* Requirement
Determine how many lines include the string "this". Output that number only.

* Data records
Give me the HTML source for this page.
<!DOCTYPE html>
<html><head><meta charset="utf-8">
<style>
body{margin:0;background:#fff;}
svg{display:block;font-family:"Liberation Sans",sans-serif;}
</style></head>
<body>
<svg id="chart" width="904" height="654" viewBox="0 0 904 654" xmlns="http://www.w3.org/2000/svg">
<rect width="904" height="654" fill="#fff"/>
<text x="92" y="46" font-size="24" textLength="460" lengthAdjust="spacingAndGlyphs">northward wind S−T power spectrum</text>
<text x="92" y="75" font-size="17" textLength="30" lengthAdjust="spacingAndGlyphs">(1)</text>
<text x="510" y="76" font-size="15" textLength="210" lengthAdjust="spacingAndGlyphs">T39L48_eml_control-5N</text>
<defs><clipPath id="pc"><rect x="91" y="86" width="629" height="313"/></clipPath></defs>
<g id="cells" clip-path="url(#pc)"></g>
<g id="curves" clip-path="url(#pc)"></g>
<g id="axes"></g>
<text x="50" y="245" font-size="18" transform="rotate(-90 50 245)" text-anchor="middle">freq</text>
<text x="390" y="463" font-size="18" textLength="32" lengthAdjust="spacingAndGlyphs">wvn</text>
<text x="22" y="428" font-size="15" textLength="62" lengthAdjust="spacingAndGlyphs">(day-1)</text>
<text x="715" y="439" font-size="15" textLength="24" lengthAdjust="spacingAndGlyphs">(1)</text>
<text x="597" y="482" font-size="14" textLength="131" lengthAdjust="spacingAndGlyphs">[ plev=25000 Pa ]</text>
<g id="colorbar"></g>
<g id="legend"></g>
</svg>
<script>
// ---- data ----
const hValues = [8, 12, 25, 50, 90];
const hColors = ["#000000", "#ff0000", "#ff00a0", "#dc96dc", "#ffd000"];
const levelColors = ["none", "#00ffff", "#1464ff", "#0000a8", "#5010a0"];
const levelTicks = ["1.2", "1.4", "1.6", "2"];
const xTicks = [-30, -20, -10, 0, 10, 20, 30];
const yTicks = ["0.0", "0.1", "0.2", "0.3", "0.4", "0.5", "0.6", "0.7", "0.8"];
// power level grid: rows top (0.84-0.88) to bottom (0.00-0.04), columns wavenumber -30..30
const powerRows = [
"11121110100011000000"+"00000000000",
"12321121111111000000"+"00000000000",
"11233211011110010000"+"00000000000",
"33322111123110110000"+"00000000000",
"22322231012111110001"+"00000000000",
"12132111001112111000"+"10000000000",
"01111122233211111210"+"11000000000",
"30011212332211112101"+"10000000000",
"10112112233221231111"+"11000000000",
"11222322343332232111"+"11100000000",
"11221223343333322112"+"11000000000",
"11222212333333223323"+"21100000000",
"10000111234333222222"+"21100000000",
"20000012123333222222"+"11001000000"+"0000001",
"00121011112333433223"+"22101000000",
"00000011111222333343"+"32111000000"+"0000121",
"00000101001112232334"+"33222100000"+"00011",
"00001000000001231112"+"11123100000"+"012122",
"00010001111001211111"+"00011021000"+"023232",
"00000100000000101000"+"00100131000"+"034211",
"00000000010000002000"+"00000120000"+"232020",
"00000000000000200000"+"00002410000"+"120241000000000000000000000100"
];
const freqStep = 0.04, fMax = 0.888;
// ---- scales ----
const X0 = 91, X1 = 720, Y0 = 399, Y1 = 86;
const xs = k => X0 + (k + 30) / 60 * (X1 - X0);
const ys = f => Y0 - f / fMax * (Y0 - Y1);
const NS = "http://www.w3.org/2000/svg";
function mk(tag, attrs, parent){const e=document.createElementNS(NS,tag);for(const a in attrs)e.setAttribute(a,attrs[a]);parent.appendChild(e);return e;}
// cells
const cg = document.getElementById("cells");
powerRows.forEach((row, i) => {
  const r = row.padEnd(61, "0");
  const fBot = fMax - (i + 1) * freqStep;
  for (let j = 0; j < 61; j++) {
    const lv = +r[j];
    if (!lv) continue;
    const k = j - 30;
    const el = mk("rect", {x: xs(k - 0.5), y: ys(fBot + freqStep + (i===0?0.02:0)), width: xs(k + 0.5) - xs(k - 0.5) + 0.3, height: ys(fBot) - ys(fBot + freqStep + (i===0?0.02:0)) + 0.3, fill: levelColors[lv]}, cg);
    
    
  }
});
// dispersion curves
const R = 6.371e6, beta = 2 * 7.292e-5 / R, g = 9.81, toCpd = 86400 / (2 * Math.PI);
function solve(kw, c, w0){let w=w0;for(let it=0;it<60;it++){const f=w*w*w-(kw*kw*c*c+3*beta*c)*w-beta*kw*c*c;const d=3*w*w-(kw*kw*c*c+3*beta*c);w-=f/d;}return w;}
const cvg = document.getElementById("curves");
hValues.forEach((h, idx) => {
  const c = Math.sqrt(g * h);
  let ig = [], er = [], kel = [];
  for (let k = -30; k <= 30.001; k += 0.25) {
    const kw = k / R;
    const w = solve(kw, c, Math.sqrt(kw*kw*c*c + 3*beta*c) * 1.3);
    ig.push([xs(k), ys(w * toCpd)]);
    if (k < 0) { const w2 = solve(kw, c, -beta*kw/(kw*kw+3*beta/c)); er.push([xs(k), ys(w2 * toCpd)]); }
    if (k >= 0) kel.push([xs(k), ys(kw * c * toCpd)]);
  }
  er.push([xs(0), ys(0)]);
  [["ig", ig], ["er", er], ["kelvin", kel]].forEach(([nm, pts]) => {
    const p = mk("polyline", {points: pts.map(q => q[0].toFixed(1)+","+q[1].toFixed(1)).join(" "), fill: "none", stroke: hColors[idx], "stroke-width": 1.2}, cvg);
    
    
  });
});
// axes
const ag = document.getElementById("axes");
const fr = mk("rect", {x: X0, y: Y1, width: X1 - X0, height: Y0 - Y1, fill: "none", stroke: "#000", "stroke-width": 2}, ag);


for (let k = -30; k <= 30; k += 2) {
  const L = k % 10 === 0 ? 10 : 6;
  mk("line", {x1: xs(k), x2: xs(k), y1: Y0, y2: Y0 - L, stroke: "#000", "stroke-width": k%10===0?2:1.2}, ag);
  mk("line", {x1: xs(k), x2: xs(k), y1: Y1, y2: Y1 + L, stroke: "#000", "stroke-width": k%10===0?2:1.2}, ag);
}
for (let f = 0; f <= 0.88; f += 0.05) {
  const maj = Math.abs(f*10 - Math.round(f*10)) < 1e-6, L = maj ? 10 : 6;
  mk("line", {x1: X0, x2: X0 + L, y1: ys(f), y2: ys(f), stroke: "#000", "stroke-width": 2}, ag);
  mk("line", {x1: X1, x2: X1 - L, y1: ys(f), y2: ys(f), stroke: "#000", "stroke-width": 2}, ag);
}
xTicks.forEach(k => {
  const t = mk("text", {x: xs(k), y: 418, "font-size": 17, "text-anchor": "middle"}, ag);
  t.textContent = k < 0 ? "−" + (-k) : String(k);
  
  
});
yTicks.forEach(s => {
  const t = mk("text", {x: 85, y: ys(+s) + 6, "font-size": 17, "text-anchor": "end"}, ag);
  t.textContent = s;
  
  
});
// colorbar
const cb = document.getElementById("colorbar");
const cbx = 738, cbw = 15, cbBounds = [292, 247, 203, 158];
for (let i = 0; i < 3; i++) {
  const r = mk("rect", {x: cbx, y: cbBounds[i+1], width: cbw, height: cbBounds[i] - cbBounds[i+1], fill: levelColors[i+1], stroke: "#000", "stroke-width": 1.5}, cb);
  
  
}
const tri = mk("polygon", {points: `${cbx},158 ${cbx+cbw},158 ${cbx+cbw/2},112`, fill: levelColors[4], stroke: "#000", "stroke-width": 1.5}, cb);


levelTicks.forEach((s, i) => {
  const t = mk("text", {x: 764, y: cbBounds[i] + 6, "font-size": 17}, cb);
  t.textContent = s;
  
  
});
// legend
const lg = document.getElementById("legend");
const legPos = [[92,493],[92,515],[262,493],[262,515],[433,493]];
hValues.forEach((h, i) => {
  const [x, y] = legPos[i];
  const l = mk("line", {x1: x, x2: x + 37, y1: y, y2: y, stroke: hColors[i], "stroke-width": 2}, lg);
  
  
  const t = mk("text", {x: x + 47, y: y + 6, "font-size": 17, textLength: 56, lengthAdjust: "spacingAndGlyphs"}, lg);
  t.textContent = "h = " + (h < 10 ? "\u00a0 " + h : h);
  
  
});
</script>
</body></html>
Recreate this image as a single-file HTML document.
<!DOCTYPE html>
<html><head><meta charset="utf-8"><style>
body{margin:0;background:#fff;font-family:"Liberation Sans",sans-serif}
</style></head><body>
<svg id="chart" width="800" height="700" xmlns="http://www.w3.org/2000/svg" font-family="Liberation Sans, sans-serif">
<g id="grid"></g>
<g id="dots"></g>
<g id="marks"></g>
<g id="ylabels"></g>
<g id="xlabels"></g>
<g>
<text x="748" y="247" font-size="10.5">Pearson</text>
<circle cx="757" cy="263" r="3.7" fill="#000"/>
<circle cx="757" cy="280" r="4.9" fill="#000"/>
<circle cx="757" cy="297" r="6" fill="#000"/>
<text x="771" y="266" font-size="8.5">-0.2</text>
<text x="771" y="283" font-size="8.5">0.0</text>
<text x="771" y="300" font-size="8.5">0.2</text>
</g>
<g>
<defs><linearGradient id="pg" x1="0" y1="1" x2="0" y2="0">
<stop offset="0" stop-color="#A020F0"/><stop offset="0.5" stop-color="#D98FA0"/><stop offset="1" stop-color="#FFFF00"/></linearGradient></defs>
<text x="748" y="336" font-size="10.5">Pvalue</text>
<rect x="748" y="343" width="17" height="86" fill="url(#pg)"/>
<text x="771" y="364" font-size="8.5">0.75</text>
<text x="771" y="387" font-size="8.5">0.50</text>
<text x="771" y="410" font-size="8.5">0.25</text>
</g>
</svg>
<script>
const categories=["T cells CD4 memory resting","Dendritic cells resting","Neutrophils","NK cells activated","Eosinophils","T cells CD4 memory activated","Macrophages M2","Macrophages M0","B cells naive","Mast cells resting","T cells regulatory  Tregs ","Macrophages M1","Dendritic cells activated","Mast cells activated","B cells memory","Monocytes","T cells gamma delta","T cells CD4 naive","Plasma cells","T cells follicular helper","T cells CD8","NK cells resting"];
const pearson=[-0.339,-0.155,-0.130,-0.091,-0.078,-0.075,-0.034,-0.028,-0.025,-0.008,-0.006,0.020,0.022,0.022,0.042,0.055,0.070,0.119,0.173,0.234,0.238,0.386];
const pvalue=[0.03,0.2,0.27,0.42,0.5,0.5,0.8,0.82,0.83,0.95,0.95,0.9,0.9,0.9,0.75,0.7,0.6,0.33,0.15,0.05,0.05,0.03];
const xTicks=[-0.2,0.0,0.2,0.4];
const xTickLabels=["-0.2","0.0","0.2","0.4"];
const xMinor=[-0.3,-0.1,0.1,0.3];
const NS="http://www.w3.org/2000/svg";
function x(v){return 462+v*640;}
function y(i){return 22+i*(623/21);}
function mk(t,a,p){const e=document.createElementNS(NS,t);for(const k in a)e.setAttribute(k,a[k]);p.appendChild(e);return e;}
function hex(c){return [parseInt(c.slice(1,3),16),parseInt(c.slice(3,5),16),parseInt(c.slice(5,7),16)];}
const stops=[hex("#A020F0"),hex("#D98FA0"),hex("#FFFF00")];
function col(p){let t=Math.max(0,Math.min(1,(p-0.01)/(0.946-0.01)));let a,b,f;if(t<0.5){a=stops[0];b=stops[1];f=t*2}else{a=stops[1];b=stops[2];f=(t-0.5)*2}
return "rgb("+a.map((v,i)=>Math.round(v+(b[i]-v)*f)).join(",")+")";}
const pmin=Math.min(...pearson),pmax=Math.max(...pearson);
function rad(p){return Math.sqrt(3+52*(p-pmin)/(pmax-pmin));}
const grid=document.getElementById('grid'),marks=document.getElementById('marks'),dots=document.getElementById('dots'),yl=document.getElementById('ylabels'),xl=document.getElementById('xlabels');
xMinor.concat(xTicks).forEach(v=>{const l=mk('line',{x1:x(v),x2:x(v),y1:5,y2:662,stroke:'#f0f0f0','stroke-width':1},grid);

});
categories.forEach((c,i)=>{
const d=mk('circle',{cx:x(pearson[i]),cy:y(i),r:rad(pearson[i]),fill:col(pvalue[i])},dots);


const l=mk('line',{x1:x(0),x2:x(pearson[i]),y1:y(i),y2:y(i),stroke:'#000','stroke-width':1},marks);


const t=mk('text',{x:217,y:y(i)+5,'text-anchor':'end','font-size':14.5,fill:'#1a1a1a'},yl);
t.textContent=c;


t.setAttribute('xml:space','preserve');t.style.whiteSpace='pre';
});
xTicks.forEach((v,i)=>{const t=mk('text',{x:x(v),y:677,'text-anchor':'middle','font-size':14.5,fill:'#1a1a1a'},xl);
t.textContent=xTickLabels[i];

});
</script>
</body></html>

* Exercise result
2